# start of INFORMATION PROVIDED
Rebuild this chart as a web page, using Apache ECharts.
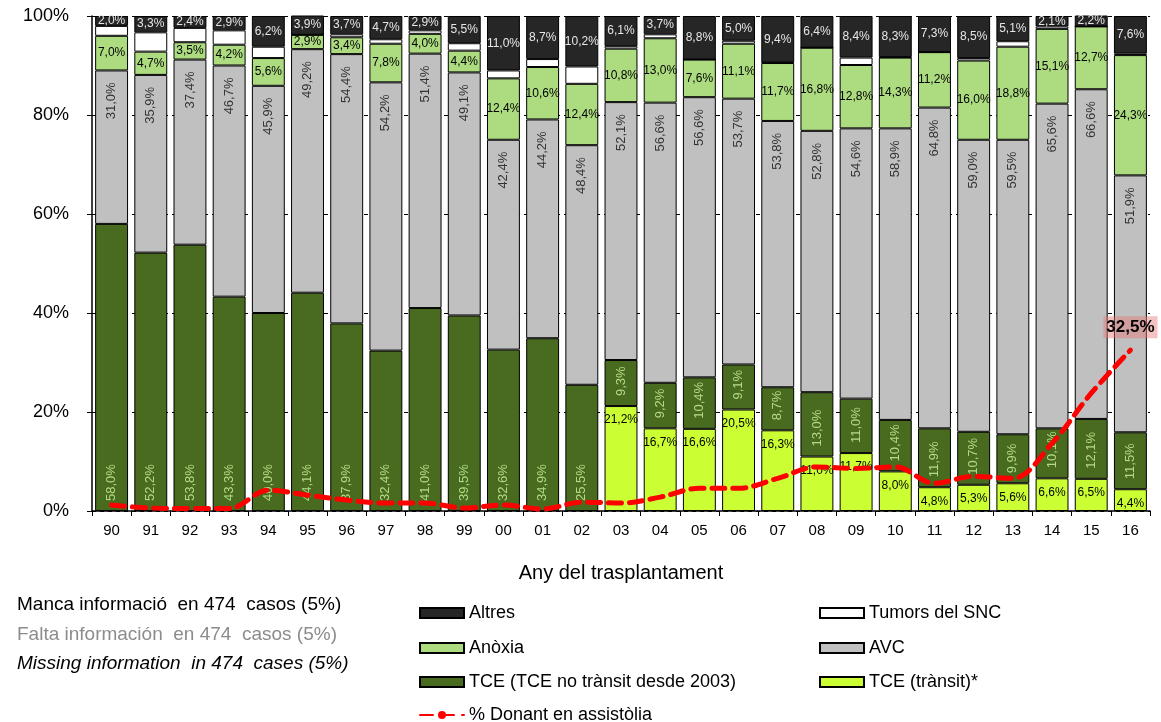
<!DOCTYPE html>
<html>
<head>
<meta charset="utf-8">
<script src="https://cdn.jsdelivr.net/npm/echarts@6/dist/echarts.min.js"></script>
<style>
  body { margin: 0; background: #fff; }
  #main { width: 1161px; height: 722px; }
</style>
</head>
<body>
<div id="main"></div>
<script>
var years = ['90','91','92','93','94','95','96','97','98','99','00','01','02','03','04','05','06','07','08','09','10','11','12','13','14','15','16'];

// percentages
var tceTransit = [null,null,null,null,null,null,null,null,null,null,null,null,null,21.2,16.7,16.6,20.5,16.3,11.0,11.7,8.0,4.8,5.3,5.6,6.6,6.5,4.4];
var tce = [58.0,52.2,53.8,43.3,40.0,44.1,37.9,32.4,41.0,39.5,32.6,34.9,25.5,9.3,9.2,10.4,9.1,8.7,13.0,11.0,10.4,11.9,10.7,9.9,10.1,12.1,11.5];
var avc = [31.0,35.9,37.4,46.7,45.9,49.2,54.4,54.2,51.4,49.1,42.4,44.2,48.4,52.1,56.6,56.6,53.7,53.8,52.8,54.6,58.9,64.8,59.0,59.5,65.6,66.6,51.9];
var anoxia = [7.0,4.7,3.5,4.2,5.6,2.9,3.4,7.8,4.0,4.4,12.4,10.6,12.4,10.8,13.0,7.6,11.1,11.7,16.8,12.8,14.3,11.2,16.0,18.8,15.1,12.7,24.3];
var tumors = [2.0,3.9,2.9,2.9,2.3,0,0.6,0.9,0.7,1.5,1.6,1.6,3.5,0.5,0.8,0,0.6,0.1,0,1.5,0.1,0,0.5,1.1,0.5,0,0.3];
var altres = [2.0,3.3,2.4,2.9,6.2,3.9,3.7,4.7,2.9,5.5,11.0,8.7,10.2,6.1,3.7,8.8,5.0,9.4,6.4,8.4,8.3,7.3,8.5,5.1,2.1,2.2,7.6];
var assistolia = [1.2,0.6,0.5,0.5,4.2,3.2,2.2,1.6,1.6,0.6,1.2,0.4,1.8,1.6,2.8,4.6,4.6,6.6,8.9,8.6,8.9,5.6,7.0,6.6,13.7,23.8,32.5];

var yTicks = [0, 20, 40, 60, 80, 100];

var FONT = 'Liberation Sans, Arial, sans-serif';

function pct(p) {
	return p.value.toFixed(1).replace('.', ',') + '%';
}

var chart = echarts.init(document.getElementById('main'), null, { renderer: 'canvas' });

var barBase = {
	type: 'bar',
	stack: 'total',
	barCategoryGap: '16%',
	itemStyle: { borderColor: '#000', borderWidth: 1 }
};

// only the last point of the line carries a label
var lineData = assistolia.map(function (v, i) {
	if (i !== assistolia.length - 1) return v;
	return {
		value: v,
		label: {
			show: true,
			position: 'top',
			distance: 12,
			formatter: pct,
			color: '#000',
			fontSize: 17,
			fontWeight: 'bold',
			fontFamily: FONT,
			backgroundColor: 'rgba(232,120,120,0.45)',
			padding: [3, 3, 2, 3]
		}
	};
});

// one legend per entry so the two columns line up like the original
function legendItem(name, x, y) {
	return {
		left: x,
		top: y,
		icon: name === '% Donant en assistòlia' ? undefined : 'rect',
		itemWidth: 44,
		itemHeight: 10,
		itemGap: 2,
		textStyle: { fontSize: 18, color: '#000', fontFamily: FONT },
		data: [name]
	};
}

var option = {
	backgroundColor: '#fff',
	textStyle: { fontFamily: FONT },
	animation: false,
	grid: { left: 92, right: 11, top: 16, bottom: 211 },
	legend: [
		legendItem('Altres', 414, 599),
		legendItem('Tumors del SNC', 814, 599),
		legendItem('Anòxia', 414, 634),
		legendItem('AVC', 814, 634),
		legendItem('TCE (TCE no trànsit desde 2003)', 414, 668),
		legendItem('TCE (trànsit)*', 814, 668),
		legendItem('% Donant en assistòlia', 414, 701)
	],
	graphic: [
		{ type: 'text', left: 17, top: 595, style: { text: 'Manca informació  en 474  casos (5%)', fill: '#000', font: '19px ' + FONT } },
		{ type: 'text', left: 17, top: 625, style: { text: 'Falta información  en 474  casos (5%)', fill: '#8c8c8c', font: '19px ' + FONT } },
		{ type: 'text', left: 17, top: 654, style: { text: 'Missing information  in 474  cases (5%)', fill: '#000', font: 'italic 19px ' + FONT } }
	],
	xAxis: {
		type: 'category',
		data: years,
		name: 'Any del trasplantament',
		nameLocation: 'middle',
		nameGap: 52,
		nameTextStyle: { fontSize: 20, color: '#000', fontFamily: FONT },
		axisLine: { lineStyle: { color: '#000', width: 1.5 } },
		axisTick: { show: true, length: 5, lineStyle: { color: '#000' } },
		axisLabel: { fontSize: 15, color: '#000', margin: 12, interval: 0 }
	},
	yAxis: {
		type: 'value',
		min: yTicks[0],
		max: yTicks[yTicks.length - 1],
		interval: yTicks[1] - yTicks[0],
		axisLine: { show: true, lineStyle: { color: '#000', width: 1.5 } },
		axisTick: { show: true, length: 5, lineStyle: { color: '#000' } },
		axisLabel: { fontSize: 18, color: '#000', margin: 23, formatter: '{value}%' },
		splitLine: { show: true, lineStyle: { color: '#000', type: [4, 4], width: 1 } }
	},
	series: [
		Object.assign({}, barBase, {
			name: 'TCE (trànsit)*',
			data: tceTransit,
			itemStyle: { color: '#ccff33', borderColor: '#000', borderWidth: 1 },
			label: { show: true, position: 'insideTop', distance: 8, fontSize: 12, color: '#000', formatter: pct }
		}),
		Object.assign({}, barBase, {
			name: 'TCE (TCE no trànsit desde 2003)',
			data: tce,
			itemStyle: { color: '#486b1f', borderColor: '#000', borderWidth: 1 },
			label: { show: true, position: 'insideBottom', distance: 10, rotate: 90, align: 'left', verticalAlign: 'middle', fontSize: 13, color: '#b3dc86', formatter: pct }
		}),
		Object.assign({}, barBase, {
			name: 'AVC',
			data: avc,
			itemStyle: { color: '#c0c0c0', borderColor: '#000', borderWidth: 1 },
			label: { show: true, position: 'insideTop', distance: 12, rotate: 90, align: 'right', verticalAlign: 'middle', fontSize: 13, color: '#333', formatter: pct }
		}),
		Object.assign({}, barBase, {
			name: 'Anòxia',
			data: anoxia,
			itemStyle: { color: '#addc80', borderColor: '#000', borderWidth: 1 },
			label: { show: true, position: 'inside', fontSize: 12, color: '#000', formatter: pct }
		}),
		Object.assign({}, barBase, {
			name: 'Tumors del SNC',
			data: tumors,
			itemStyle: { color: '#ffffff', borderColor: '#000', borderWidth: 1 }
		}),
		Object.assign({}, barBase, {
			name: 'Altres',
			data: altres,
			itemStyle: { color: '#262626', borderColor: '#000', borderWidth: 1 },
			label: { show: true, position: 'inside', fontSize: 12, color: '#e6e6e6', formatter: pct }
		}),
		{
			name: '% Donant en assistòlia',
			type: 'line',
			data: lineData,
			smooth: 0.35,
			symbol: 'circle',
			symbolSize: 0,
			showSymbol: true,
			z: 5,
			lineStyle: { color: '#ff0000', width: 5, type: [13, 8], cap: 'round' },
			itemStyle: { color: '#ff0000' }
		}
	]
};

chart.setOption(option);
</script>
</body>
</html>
# end of INFORMATION PROVIDED
### YOUR TASK
Without the pictures, print the whole listing exactly as given.

### REPLY TO THE TASK
Rebuild this chart as a web page, using Apache ECharts.
<!DOCTYPE html>
<html>
<head>
<meta charset="utf-8">
<script src="https://cdn.jsdelivr.net/npm/echarts@6/dist/echarts.min.js"></script>
<style>
  body { margin: 0; background: #fff; }
  #main { width: 1161px; height: 722px; }
</style>
</head>
<body>
<div id="main"></div>
<script>
var years = ['90','91','92','93','94','95','96','97','98','99','00','01','02','03','04','05','06','07','08','09','10','11','12','13','14','15','16'];

// percentages
var tceTransit = [null,null,null,null,null,null,null,null,null,null,null,null,null,21.2,16.7,16.6,20.5,16.3,11.0,11.7,8.0,4.8,5.3,5.6,6.6,6.5,4.4];
var tce = [58.0,52.2,53.8,43.3,40.0,44.1,37.9,32.4,41.0,39.5,32.6,34.9,25.5,9.3,9.2,10.4,9.1,8.7,13.0,11.0,10.4,11.9,10.7,9.9,10.1,12.1,11.5];
var avc = [31.0,35.9,37.4,46.7,45.9,49.2,54.4,54.2,51.4,49.1,42.4,44.2,48.4,52.1,56.6,56.6,53.7,53.8,52.8,54.6,58.9,64.8,59.0,59.5,65.6,66.6,51.9];
var anoxia = [7.0,4.7,3.5,4.2,5.6,2.9,3.4,7.8,4.0,4.4,12.4,10.6,12.4,10.8,13.0,7.6,11.1,11.7,16.8,12.8,14.3,11.2,16.0,18.8,15.1,12.7,24.3];
var tumors = [2.0,3.9,2.9,2.9,2.3,0,0.6,0.9,0.7,1.5,1.6,1.6,3.5,0.5,0.8,0,0.6,0.1,0,1.5,0.1,0,0.5,1.1,0.5,0,0.3];
var altres = [2.0,3.3,2.4,2.9,6.2,3.9,3.7,4.7,2.9,5.5,11.0,8.7,10.2,6.1,3.7,8.8,5.0,9.4,6.4,8.4,8.3,7.3,8.5,5.1,2.1,2.2,7.6];
var assistolia = [1.2,0.6,0.5,0.5,4.2,3.2,2.2,1.6,1.6,0.6,1.2,0.4,1.8,1.6,2.8,4.6,4.6,6.6,8.9,8.6,8.9,5.6,7.0,6.6,13.7,23.8,32.5];

var yTicks = [0, 20, 40, 60, 80, 100];

var FONT = 'Liberation Sans, Arial, sans-serif';

function pct(p) {
	return p.value.toFixed(1).replace('.', ',') + '%';
}

var chart = echarts.init(document.getElementById('main'), null, { renderer: 'canvas' });

var barBase = {
	type: 'bar',
	stack: 'total',
	barCategoryGap: '16%',
	itemStyle: { borderColor: '#000', borderWidth: 1 }
};

// only the last point of the line carries a label
var lineData = assistolia.map(function (v, i) {
	if (i !== assistolia.length - 1) return v;
	return {
		value: v,
		label: {
			show: true,
			position: 'top',
			distance: 12,
			formatter: pct,
			color: '#000',
			fontSize: 17,
			fontWeight: 'bold',
			fontFamily: FONT,
			backgroundColor: 'rgba(232,120,120,0.45)',
			padding: [3, 3, 2, 3]
		}
	};
});

// one legend per entry so the two columns line up like the original
function legendItem(name, x, y) {
	return {
		left: x,
		top: y,
		icon: name === '% Donant en assistòlia' ? undefined : 'rect',
		itemWidth: 44,
		itemHeight: 10,
		itemGap: 2,
		textStyle: { fontSize: 18, color: '#000', fontFamily: FONT },
		data: [name]
	};
}

var option = {
	backgroundColor: '#fff',
	textStyle: { fontFamily: FONT },
	animation: false,
	grid: { left: 92, right: 11, top: 16, bottom: 211 },
	legend: [
		legendItem('Altres', 414, 599),
		legendItem('Tumors del SNC', 814, 599),
		legendItem('Anòxia', 414, 634),
		legendItem('AVC', 814, 634),
		legendItem('TCE (TCE no trànsit desde 2003)', 414, 668),
		legendItem('TCE (trànsit)*', 814, 668),
		legendItem('% Donant en assistòlia', 414, 701)
	],
	graphic: [
		{ type: 'text', left: 17, top: 595, style: { text: 'Manca informació  en 474  casos (5%)', fill: '#000', font: '19px ' + FONT } },
		{ type: 'text', left: 17, top: 625, style: { text: 'Falta información  en 474  casos (5%)', fill: '#8c8c8c', font: '19px ' + FONT } },
		{ type: 'text', left: 17, top: 654, style: { text: 'Missing information  in 474  cases (5%)', fill: '#000', font: 'italic 19px ' + FONT } }
	],
	xAxis: {
		type: 'category',
		data: years,
		name: 'Any del trasplantament',
		nameLocation: 'middle',
		nameGap: 52,
		nameTextStyle: { fontSize: 20, color: '#000', fontFamily: FONT },
		axisLine: { lineStyle: { color: '#000', width: 1.5 } },
		axisTick: { show: true, length: 5, lineStyle: { color: '#000' } },
		axisLabel: { fontSize: 15, color: '#000', margin: 12, interval: 0 }
	},
	yAxis: {
		type: 'value',
		min: yTicks[0],
		max: yTicks[yTicks.length - 1],
		interval: yTicks[1] - yTicks[0],
		axisLine: { show: true, lineStyle: { color: '#000', width: 1.5 } },
		axisTick: { show: true, length: 5, lineStyle: { color: '#000' } },
		axisLabel: { fontSize: 18, color: '#000', margin: 23, formatter: '{value}%' },
		splitLine: { show: true, lineStyle: { color: '#000', type: [4, 4], width: 1 } }
	},
	series: [
		Object.assign({}, barBase, {
			name: 'TCE (trànsit)*',
			data: tceTransit,
			itemStyle: { color: '#ccff33', borderColor: '#000', borderWidth: 1 },
			label: { show: true, position: 'insideTop', distance: 8, fontSize: 12, color: '#000', formatter: pct }
		}),
		Object.assign({}, barBase, {
			name: 'TCE (TCE no trànsit desde 2003)',
			data: tce,
			itemStyle: { color: '#486b1f', borderColor: '#000', borderWidth: 1 },
			label: { show: true, position: 'insideBottom', distance: 10, rotate: 90, align: 'left', verticalAlign: 'middle', fontSize: 13, color: '#b3dc86', formatter: pct }
		}),
		Object.assign({}, barBase, {
			name: 'AVC',
			data: avc,
			itemStyle: { color: '#c0c0c0', borderColor: '#000', borderWidth: 1 },
			label: { show: true, position: 'insideTop', distance: 12, rotate: 90, align: 'right', verticalAlign: 'middle', fontSize: 13, color: '#333', formatter: pct }
		}),
		Object.assign({}, barBase, {
			name: 'Anòxia',
			data: anoxia,
			itemStyle: { color: '#addc80', borderColor: '#000', borderWidth: 1 },
			label: { show: true, position: 'inside', fontSize: 12, color: '#000', formatter: pct }
		}),
		Object.assign({}, barBase, {
			name: 'Tumors del SNC',
			data: tumors,
			itemStyle: { color: '#ffffff', borderColor: '#000', borderWidth: 1 }
		}),
		Object.assign({}, barBase, {
			name: 'Altres',
			data: altres,
			itemStyle: { color: '#262626', borderColor: '#000', borderWidth: 1 },
			label: { show: true, position: 'inside', fontSize: 12, color: '#e6e6e6', formatter: pct }
		}),
		{
			name: '% Donant en assistòlia',
			type: 'line',
			data: lineData,
			smooth: 0.35,
			symbol: 'circle',
			symbolSize: 0,
			showSymbol: true,
			z: 5,
			lineStyle: { color: '#ff0000', width: 5, type: [13, 8], cap: 'round' },
			itemStyle: { color: '#ff0000' }
		}
	]
};

chart.setOption(option);
</script>
</body>
</html>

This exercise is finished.